§ **EXERCISE BRIEF**
Give every line again exactly as it appears, please, but not the pictures.

§ **SUPPLIED INFORMATION**

------------------------------------------------------------------------

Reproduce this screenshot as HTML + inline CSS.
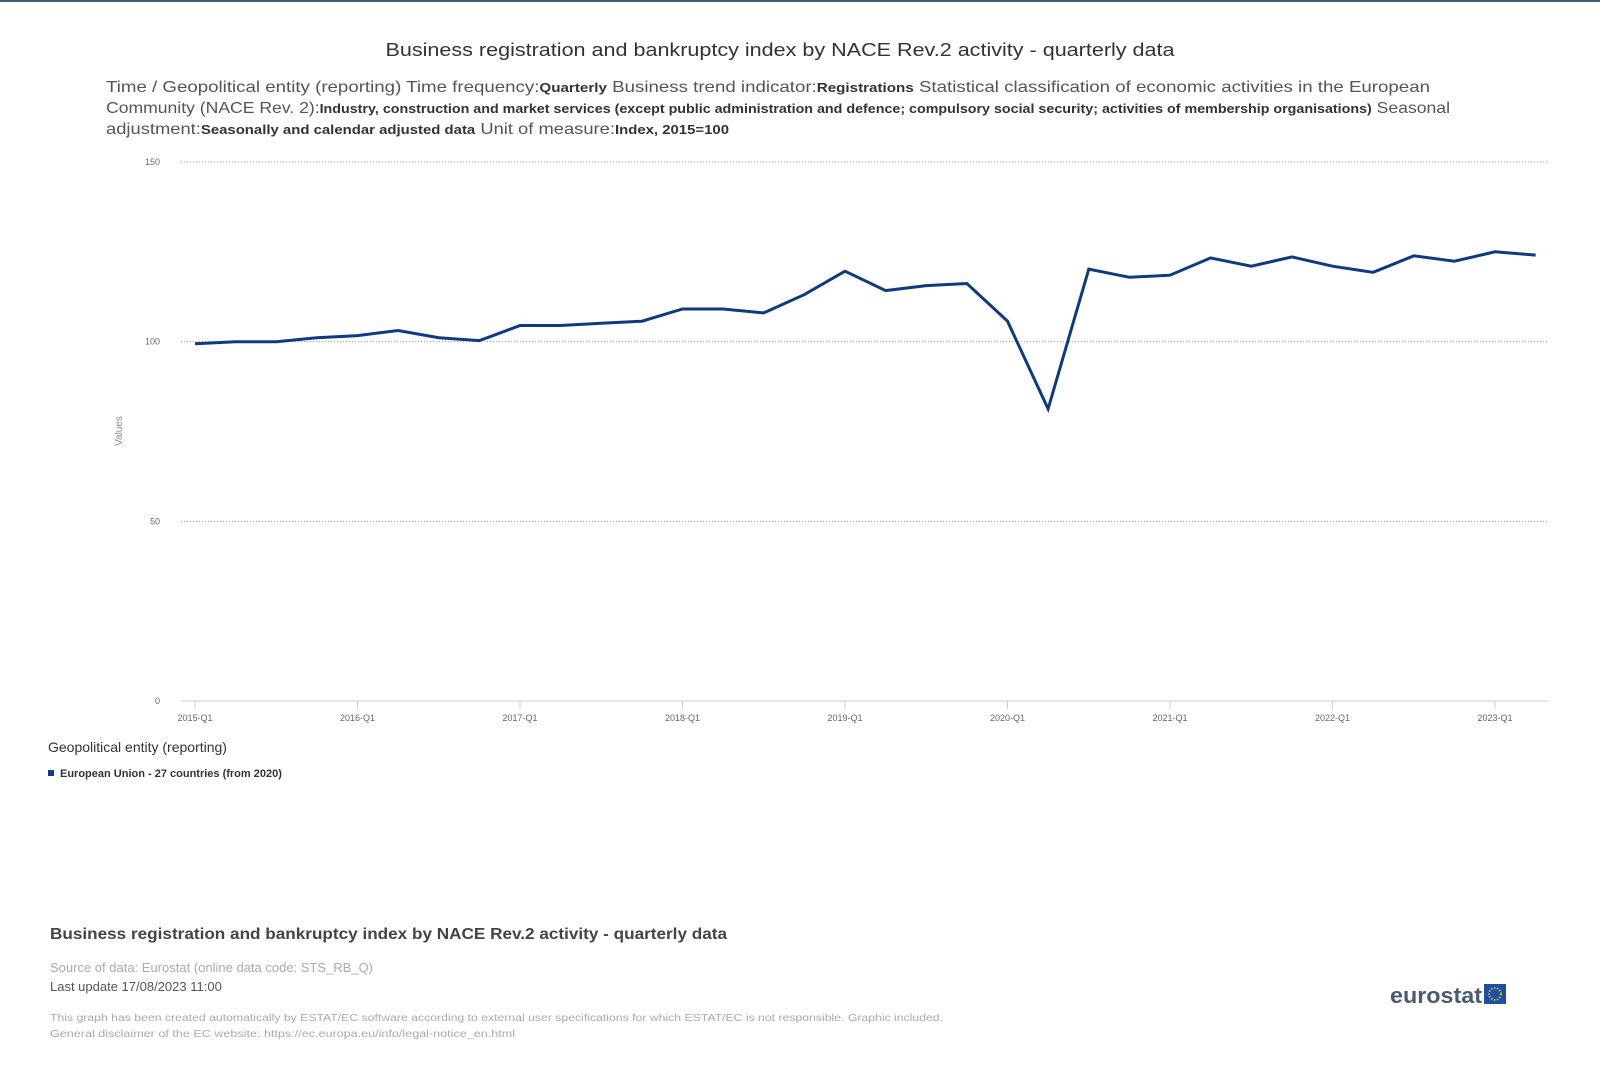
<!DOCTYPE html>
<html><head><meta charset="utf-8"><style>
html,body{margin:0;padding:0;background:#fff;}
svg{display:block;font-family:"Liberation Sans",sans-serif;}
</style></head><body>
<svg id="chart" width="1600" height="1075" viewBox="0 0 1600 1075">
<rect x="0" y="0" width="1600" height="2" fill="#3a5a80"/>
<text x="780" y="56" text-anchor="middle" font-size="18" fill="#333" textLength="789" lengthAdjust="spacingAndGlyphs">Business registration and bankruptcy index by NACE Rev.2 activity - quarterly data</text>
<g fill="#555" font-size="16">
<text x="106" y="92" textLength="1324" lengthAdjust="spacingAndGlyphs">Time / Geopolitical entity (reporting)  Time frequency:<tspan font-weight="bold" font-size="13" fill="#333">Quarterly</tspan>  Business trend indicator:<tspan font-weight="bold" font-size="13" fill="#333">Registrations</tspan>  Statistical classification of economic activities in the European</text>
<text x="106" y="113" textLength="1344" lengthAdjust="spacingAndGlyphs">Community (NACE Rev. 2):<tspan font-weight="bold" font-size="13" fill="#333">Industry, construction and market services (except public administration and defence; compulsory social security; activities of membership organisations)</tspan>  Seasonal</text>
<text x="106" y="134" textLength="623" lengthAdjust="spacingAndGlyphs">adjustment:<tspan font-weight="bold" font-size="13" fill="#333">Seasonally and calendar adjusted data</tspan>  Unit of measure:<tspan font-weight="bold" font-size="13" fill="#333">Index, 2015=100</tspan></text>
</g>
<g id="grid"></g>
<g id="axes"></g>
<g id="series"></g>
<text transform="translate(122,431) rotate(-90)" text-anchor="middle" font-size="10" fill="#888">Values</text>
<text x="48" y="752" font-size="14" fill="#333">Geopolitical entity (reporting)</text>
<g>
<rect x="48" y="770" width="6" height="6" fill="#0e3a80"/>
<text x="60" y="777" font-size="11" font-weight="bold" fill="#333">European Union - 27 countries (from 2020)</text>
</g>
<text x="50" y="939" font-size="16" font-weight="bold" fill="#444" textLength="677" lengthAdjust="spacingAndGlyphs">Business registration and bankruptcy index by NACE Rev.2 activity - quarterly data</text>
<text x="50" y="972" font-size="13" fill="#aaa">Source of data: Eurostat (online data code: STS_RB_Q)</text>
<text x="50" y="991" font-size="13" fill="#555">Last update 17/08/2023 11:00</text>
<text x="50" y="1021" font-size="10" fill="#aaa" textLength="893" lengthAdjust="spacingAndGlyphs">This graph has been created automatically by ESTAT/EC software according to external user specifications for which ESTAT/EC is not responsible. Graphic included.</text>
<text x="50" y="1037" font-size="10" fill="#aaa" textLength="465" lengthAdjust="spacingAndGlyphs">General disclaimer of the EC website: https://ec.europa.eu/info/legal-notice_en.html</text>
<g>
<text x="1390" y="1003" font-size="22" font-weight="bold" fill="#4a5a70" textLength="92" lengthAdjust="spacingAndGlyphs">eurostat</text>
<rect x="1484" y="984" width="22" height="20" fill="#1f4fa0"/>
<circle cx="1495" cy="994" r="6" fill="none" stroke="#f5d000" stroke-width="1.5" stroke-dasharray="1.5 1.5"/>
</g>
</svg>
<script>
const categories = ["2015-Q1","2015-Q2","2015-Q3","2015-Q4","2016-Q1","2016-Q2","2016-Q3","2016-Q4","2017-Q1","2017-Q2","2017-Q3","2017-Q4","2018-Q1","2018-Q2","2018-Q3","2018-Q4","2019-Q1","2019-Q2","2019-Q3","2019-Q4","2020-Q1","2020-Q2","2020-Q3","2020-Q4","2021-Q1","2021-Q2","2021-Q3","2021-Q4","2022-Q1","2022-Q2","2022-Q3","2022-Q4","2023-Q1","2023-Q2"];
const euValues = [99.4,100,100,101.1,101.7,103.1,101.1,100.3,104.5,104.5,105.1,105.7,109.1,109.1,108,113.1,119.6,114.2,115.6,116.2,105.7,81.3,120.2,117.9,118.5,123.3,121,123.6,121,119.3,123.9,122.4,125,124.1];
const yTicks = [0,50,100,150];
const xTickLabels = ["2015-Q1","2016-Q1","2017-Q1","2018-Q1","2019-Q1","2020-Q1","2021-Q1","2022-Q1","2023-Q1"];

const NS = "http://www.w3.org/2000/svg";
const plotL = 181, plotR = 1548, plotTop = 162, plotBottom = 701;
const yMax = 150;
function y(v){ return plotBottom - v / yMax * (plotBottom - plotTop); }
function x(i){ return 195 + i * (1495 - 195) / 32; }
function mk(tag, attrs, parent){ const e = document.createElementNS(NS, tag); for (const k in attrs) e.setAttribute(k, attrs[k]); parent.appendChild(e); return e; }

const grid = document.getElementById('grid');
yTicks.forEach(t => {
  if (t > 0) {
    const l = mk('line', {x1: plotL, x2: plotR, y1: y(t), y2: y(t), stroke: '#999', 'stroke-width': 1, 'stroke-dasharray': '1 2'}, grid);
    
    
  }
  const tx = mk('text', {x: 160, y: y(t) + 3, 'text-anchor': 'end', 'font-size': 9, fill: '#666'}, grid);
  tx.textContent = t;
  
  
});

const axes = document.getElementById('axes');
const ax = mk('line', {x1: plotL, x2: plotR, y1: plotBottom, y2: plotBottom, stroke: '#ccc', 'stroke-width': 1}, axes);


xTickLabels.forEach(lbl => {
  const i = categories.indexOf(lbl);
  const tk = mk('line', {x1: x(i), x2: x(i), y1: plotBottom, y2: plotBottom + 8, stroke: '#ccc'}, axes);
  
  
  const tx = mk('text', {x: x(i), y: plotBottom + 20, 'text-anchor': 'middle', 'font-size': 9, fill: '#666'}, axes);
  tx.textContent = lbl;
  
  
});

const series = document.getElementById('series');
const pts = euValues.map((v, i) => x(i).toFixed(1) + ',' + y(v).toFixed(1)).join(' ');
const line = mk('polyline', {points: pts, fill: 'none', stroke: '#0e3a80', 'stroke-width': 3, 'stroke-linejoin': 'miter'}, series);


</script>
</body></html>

------------------------------------------------------------------------

§ **REPLY TO THE EXERCISE**
Reproduce this screenshot as HTML + inline CSS.
<!DOCTYPE html>
<html><head><meta charset="utf-8"><style>
html,body{margin:0;padding:0;background:#fff;}
svg{display:block;font-family:"Liberation Sans",sans-serif;}
</style></head><body>
<svg id="chart" width="1600" height="1075" viewBox="0 0 1600 1075">
<rect x="0" y="0" width="1600" height="2" fill="#3a5a80"/>
<text x="780" y="56" text-anchor="middle" font-size="18" fill="#333" textLength="789" lengthAdjust="spacingAndGlyphs">Business registration and bankruptcy index by NACE Rev.2 activity - quarterly data</text>
<g fill="#555" font-size="16">
<text x="106" y="92" textLength="1324" lengthAdjust="spacingAndGlyphs">Time / Geopolitical entity (reporting)  Time frequency:<tspan font-weight="bold" font-size="13" fill="#333">Quarterly</tspan>  Business trend indicator:<tspan font-weight="bold" font-size="13" fill="#333">Registrations</tspan>  Statistical classification of economic activities in the European</text>
<text x="106" y="113" textLength="1344" lengthAdjust="spacingAndGlyphs">Community (NACE Rev. 2):<tspan font-weight="bold" font-size="13" fill="#333">Industry, construction and market services (except public administration and defence; compulsory social security; activities of membership organisations)</tspan>  Seasonal</text>
<text x="106" y="134" textLength="623" lengthAdjust="spacingAndGlyphs">adjustment:<tspan font-weight="bold" font-size="13" fill="#333">Seasonally and calendar adjusted data</tspan>  Unit of measure:<tspan font-weight="bold" font-size="13" fill="#333">Index, 2015=100</tspan></text>
</g>
<g id="grid"></g>
<g id="axes"></g>
<g id="series"></g>
<text transform="translate(122,431) rotate(-90)" text-anchor="middle" font-size="10" fill="#888">Values</text>
<text x="48" y="752" font-size="14" fill="#333">Geopolitical entity (reporting)</text>
<g>
<rect x="48" y="770" width="6" height="6" fill="#0e3a80"/>
<text x="60" y="777" font-size="11" font-weight="bold" fill="#333">European Union - 27 countries (from 2020)</text>
</g>
<text x="50" y="939" font-size="16" font-weight="bold" fill="#444" textLength="677" lengthAdjust="spacingAndGlyphs">Business registration and bankruptcy index by NACE Rev.2 activity - quarterly data</text>
<text x="50" y="972" font-size="13" fill="#aaa">Source of data: Eurostat (online data code: STS_RB_Q)</text>
<text x="50" y="991" font-size="13" fill="#555">Last update 17/08/2023 11:00</text>
<text x="50" y="1021" font-size="10" fill="#aaa" textLength="893" lengthAdjust="spacingAndGlyphs">This graph has been created automatically by ESTAT/EC software according to external user specifications for which ESTAT/EC is not responsible. Graphic included.</text>
<text x="50" y="1037" font-size="10" fill="#aaa" textLength="465" lengthAdjust="spacingAndGlyphs">General disclaimer of the EC website: https://ec.europa.eu/info/legal-notice_en.html</text>
<g>
<text x="1390" y="1003" font-size="22" font-weight="bold" fill="#4a5a70" textLength="92" lengthAdjust="spacingAndGlyphs">eurostat</text>
<rect x="1484" y="984" width="22" height="20" fill="#1f4fa0"/>
<circle cx="1495" cy="994" r="6" fill="none" stroke="#f5d000" stroke-width="1.5" stroke-dasharray="1.5 1.5"/>
</g>
</svg>
<script>
const categories = ["2015-Q1","2015-Q2","2015-Q3","2015-Q4","2016-Q1","2016-Q2","2016-Q3","2016-Q4","2017-Q1","2017-Q2","2017-Q3","2017-Q4","2018-Q1","2018-Q2","2018-Q3","2018-Q4","2019-Q1","2019-Q2","2019-Q3","2019-Q4","2020-Q1","2020-Q2","2020-Q3","2020-Q4","2021-Q1","2021-Q2","2021-Q3","2021-Q4","2022-Q1","2022-Q2","2022-Q3","2022-Q4","2023-Q1","2023-Q2"];
const euValues = [99.4,100,100,101.1,101.7,103.1,101.1,100.3,104.5,104.5,105.1,105.7,109.1,109.1,108,113.1,119.6,114.2,115.6,116.2,105.7,81.3,120.2,117.9,118.5,123.3,121,123.6,121,119.3,123.9,122.4,125,124.1];
const yTicks = [0,50,100,150];
const xTickLabels = ["2015-Q1","2016-Q1","2017-Q1","2018-Q1","2019-Q1","2020-Q1","2021-Q1","2022-Q1","2023-Q1"];

const NS = "http://www.w3.org/2000/svg";
const plotL = 181, plotR = 1548, plotTop = 162, plotBottom = 701;
const yMax = 150;
function y(v){ return plotBottom - v / yMax * (plotBottom - plotTop); }
function x(i){ return 195 + i * (1495 - 195) / 32; }
function mk(tag, attrs, parent){ const e = document.createElementNS(NS, tag); for (const k in attrs) e.setAttribute(k, attrs[k]); parent.appendChild(e); return e; }

const grid = document.getElementById('grid');
yTicks.forEach(t => {
  if (t > 0) {
    const l = mk('line', {x1: plotL, x2: plotR, y1: y(t), y2: y(t), stroke: '#999', 'stroke-width': 1, 'stroke-dasharray': '1 2'}, grid);
    
    
  }
  const tx = mk('text', {x: 160, y: y(t) + 3, 'text-anchor': 'end', 'font-size': 9, fill: '#666'}, grid);
  tx.textContent = t;
  
  
});

const axes = document.getElementById('axes');
const ax = mk('line', {x1: plotL, x2: plotR, y1: plotBottom, y2: plotBottom, stroke: '#ccc', 'stroke-width': 1}, axes);


xTickLabels.forEach(lbl => {
  const i = categories.indexOf(lbl);
  const tk = mk('line', {x1: x(i), x2: x(i), y1: plotBottom, y2: plotBottom + 8, stroke: '#ccc'}, axes);
  
  
  const tx = mk('text', {x: x(i), y: plotBottom + 20, 'text-anchor': 'middle', 'font-size': 9, fill: '#666'}, axes);
  tx.textContent = lbl;
  
  
});

const series = document.getElementById('series');
const pts = euValues.map((v, i) => x(i).toFixed(1) + ',' + y(v).toFixed(1)).join(' ');
const line = mk('polyline', {points: pts, fill: 'none', stroke: '#0e3a80', 'stroke-width': 3, 'stroke-linejoin': 'miter'}, series);


</script>
</body></html>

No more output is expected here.